• Given task: Write the data out again exactly, with no pictures.

• Data extract:
····················

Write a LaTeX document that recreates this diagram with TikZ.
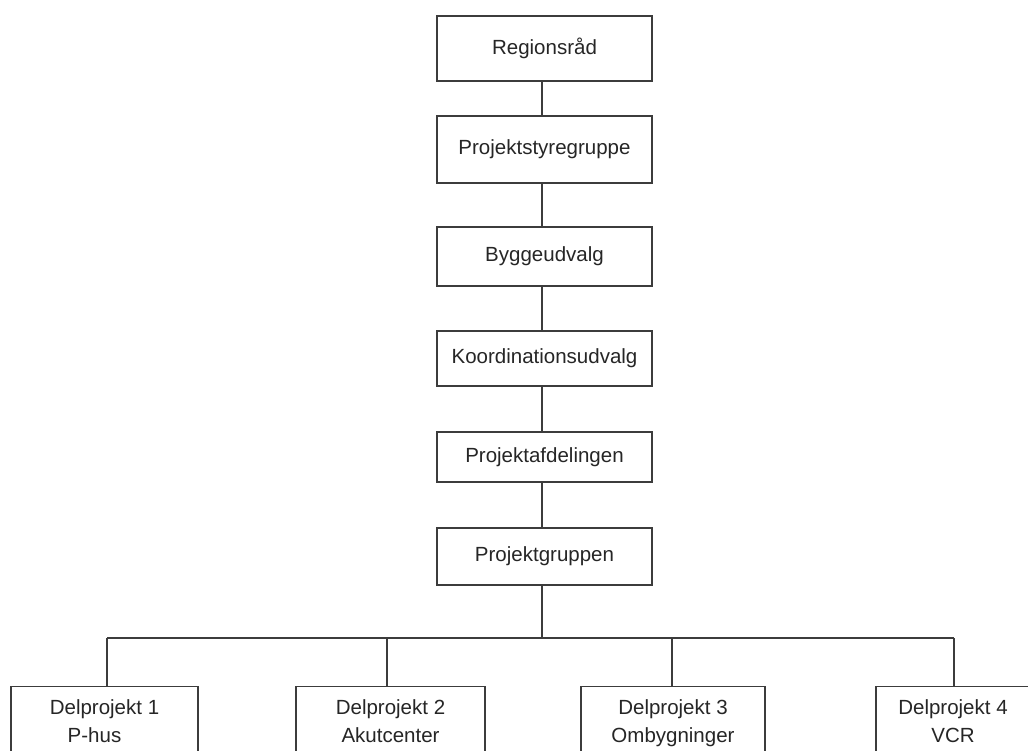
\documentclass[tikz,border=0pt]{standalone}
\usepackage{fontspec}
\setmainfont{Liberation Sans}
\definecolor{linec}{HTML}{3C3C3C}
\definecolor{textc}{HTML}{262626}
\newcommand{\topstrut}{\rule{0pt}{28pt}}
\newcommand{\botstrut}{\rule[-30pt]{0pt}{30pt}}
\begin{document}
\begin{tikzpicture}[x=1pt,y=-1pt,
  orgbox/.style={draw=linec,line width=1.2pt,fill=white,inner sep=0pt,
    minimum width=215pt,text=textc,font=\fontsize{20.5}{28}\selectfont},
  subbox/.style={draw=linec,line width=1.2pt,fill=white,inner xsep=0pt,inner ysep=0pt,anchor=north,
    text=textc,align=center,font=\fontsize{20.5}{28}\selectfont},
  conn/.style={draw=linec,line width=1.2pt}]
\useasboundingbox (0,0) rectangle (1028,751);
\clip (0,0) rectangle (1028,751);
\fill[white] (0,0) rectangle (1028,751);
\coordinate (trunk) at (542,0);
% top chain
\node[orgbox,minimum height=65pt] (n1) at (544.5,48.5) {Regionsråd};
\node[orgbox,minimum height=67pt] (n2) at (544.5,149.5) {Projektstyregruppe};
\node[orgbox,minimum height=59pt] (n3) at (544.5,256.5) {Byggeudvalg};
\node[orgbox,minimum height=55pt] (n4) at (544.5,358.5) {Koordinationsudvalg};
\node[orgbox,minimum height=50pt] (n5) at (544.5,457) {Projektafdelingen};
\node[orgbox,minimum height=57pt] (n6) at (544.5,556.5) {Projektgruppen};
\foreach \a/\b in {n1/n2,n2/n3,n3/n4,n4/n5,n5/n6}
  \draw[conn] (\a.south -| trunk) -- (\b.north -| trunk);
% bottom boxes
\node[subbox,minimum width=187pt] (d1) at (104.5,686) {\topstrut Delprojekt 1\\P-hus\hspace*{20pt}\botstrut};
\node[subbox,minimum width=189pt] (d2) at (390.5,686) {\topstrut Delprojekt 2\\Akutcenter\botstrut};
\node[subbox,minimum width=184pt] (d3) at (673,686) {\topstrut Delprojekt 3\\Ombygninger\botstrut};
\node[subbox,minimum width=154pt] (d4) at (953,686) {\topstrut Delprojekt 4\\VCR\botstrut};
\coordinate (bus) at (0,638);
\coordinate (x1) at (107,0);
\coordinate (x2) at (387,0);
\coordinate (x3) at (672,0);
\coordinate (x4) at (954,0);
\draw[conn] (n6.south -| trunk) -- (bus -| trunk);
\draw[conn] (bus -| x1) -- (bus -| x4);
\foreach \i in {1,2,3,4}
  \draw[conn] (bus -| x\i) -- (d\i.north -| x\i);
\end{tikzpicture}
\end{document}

····················

• Written response:
Write a LaTeX document that recreates this diagram with TikZ.
\documentclass[tikz,border=0pt]{standalone}
\usepackage{fontspec}
\setmainfont{Liberation Sans}
\definecolor{linec}{HTML}{3C3C3C}
\definecolor{textc}{HTML}{262626}
\newcommand{\topstrut}{\rule{0pt}{28pt}}
\newcommand{\botstrut}{\rule[-30pt]{0pt}{30pt}}
\begin{document}
\begin{tikzpicture}[x=1pt,y=-1pt,
  orgbox/.style={draw=linec,line width=1.2pt,fill=white,inner sep=0pt,
    minimum width=215pt,text=textc,font=\fontsize{20.5}{28}\selectfont},
  subbox/.style={draw=linec,line width=1.2pt,fill=white,inner xsep=0pt,inner ysep=0pt,anchor=north,
    text=textc,align=center,font=\fontsize{20.5}{28}\selectfont},
  conn/.style={draw=linec,line width=1.2pt}]
\useasboundingbox (0,0) rectangle (1028,751);
\clip (0,0) rectangle (1028,751);
\fill[white] (0,0) rectangle (1028,751);
\coordinate (trunk) at (542,0);
% top chain
\node[orgbox,minimum height=65pt] (n1) at (544.5,48.5) {Regionsråd};
\node[orgbox,minimum height=67pt] (n2) at (544.5,149.5) {Projektstyregruppe};
\node[orgbox,minimum height=59pt] (n3) at (544.5,256.5) {Byggeudvalg};
\node[orgbox,minimum height=55pt] (n4) at (544.5,358.5) {Koordinationsudvalg};
\node[orgbox,minimum height=50pt] (n5) at (544.5,457) {Projektafdelingen};
\node[orgbox,minimum height=57pt] (n6) at (544.5,556.5) {Projektgruppen};
\foreach \a/\b in {n1/n2,n2/n3,n3/n4,n4/n5,n5/n6}
  \draw[conn] (\a.south -| trunk) -- (\b.north -| trunk);
% bottom boxes
\node[subbox,minimum width=187pt] (d1) at (104.5,686) {\topstrut Delprojekt 1\\P-hus\hspace*{20pt}\botstrut};
\node[subbox,minimum width=189pt] (d2) at (390.5,686) {\topstrut Delprojekt 2\\Akutcenter\botstrut};
\node[subbox,minimum width=184pt] (d3) at (673,686) {\topstrut Delprojekt 3\\Ombygninger\botstrut};
\node[subbox,minimum width=154pt] (d4) at (953,686) {\topstrut Delprojekt 4\\VCR\botstrut};
\coordinate (bus) at (0,638);
\coordinate (x1) at (107,0);
\coordinate (x2) at (387,0);
\coordinate (x3) at (672,0);
\coordinate (x4) at (954,0);
\draw[conn] (n6.south -| trunk) -- (bus -| trunk);
\draw[conn] (bus -| x1) -- (bus -| x4);
\foreach \i in {1,2,3,4}
  \draw[conn] (bus -| x\i) -- (d\i.north -| x\i);
\end{tikzpicture}
\end{document}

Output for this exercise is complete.